Find how many lines in the data below include the word "diagram", then write only that number.

DATA ROWS:
———
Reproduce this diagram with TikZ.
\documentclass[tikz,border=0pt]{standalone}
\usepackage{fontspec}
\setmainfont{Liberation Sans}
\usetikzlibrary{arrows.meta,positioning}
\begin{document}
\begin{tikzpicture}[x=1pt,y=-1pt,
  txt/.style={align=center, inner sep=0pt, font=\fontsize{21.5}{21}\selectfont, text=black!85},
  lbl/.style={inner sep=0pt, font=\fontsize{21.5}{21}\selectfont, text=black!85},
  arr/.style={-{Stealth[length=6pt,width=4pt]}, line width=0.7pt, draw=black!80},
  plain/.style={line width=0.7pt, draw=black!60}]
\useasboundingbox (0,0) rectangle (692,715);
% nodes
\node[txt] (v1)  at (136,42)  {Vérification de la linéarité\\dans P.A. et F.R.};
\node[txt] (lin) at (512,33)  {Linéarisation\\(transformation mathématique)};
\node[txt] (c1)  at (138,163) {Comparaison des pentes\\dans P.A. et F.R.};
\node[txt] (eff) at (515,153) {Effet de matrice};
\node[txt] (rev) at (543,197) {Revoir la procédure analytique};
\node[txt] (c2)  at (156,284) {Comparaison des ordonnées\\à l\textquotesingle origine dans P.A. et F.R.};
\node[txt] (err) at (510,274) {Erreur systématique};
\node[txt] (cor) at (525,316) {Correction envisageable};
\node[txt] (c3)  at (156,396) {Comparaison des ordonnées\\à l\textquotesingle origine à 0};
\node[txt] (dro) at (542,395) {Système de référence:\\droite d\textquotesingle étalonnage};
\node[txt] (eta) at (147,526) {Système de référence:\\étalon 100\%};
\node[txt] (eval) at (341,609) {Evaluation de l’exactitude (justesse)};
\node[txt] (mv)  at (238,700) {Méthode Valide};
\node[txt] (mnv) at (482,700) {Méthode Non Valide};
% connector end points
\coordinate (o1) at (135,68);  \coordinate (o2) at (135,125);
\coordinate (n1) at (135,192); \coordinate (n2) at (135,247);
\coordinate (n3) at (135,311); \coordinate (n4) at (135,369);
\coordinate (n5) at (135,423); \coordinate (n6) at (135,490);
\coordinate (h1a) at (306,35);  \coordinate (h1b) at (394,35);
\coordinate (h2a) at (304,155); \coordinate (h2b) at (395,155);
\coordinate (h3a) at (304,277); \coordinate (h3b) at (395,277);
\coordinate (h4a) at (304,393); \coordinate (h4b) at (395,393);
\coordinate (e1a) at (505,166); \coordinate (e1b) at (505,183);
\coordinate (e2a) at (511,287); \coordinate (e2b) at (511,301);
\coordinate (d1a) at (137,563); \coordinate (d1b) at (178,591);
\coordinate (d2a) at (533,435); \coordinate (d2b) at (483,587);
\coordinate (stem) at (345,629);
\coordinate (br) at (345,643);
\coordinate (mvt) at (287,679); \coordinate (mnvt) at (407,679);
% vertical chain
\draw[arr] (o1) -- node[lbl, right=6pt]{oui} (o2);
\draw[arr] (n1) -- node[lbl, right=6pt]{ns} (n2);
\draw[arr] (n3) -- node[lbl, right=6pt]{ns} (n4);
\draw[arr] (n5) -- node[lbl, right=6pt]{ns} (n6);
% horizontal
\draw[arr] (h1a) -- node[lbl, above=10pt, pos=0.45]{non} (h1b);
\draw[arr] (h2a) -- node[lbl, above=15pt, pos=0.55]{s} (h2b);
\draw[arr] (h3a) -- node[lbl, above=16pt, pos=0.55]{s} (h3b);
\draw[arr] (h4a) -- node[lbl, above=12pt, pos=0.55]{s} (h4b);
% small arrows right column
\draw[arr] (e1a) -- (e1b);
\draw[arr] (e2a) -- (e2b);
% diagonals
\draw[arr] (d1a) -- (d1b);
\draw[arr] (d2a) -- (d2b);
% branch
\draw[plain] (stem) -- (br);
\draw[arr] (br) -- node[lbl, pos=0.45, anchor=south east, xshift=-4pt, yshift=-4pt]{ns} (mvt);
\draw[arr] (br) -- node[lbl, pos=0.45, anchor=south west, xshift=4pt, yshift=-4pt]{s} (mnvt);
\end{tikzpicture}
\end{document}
———
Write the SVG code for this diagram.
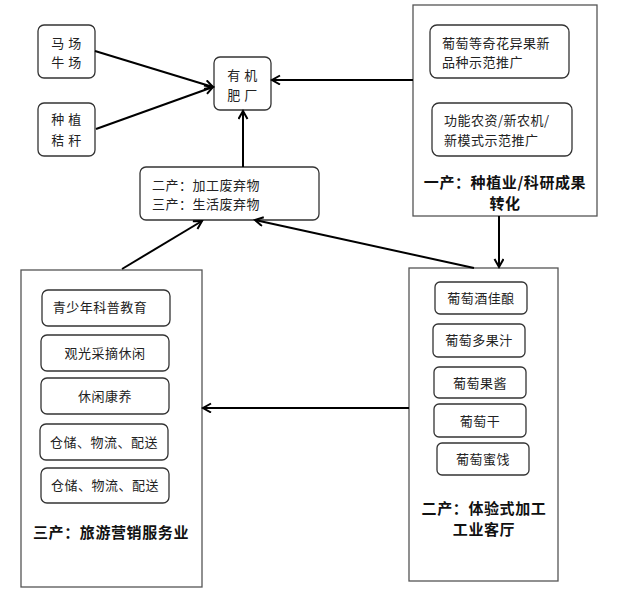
———
OUTPUT BELOW:
2